Update: Schaefer case appealed to Judicial Council

The Rev. Christopher L. Fisher, who was counsel for the church in the trial of the Rev. Frank Schaefer, is appealing to The United Methodist Church’s top court to overturn last month’s reinstatement of Schaefer’s ordination credentials.

The denomination’s Judicial Council will next meet in October, and the appeal is on the docket.
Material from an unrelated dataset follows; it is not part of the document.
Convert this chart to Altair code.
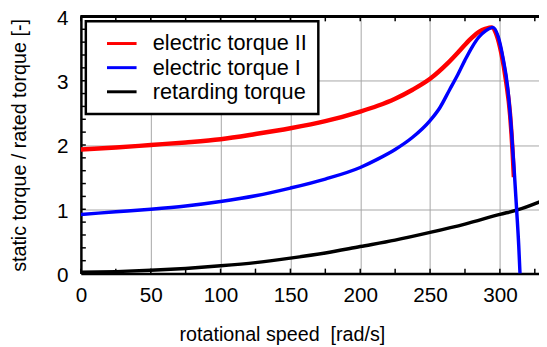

"As counsel for the church of the Eastern Pennsylvania Conference, I have determined to appeal the June 24 decision of the NEJ Committee on Appeals in the case of Rev. Frank Schaefer to the Judicial Council.  After review of the appeals court decision, I believe it was based on several errors of Church law.  The Judicial Council will be requested to correct these errors of law and to reverse the lower court's ruling.  We are asking the church to keep this difficult matter in prayer," Fisher said.
 
His brief to the Judicial Council argues that the decision to reinstate Schaefer conflicts with the Book of Discipline, the denomination's law book, and earlier Judicial Court decisions. Fisher also says the committee on appeals "wrongly crafted its own penalty" for Schaefer rather than remanding back to the lower church court. In his appeal, Fisher also requested that the Judicial Council hear oral arguments in the case. 

Schaefer told United Methodist News Service he knew an appeal “was a real possibility … and knowing how politicized my case has become I sort of expected it to happen.”

“I am just hoping and praying the Judicial Council will really keep in mind our LGBQT community first because harm is still being done to them,” he said. “I am hoping they will really review this case also in light of the fact that we are a diverse church and that we have many LGBQT members in our churches. I am hoping that their decision will really reflect that.”

The Rev. Scott Campbell, counsel for Schaefer, said the appeal is disappointing.

“While the defense team for the Rev. Schaefer is disappointed that the counsel for the Eastern Pennsylvania Conference has failed to accept the clear and compelling decision of the Northeastern Jurisdictional Committee on Appeals, we welcome this opportunity to have the Judicial Council, the highest court in our church, ratify what the Appeals Committee decided.  We are confident that the Judicial Council will uphold the careful work of the lower court,” he said.

Schaefer’s ministerial credentials were reinstated by the denomination’s Northeastern Jurisdictional Committee on Appeals on June 23. The decision also ordered the Eastern Pennsylvania Annual (regional) Conference to compensate Schaefer for all lost salary and benefits dating from Dec. 19, 2013.

The nine-member panel unanimously ruled the lower church court’s penalty against Schaefer was “illegal.” An eight-member majority of the committee supported a penalty modification to the 30-day suspension Schaefer had already undergone. 

The former pastor of Iona United Methodist Church in eastern Pennsylvania, Schaefer was defrocked after a November 2013 church trial found him guilty of violating The United Methodist Church’s Book of Discipline by conducting a same-sex marriage ceremony for his son. He also was found guilty of violating the church’s order and discipline.

In the penalty stage of the trial, the court suspended Schaefer from his ministerial duties for 30 days and declared that if he could not “uphold the Discipline in its entirety” at the end of the suspension, he would surrender his credentials. He refused to do that, and on Dec. 19, the Eastern Pennsylvania Conference Board of Ordained Ministry asked him to give up his credentials.

After the June 23 ruling, Bishop Minerva Carcaño announced Schaefer’s new appointment to Isla Vista Student Ministry in Santa Barbara, California, with the blessings of his previous bishop in the Eastern Pennsylvania Annual (regional) Conference. Schaefer will be responsible for reaching out to the large college community that “lives, studies and works at the doorsteps of the church,” said Carcaño, who leads the denomination’s California-Pacific Conference.

“Rev. Schaefer has much to teach us about what it means to love the children God gives us who happen to be gay. I pray that we will make space for him and his family in our lives and in our hearts as he comes to labor among us,” she said.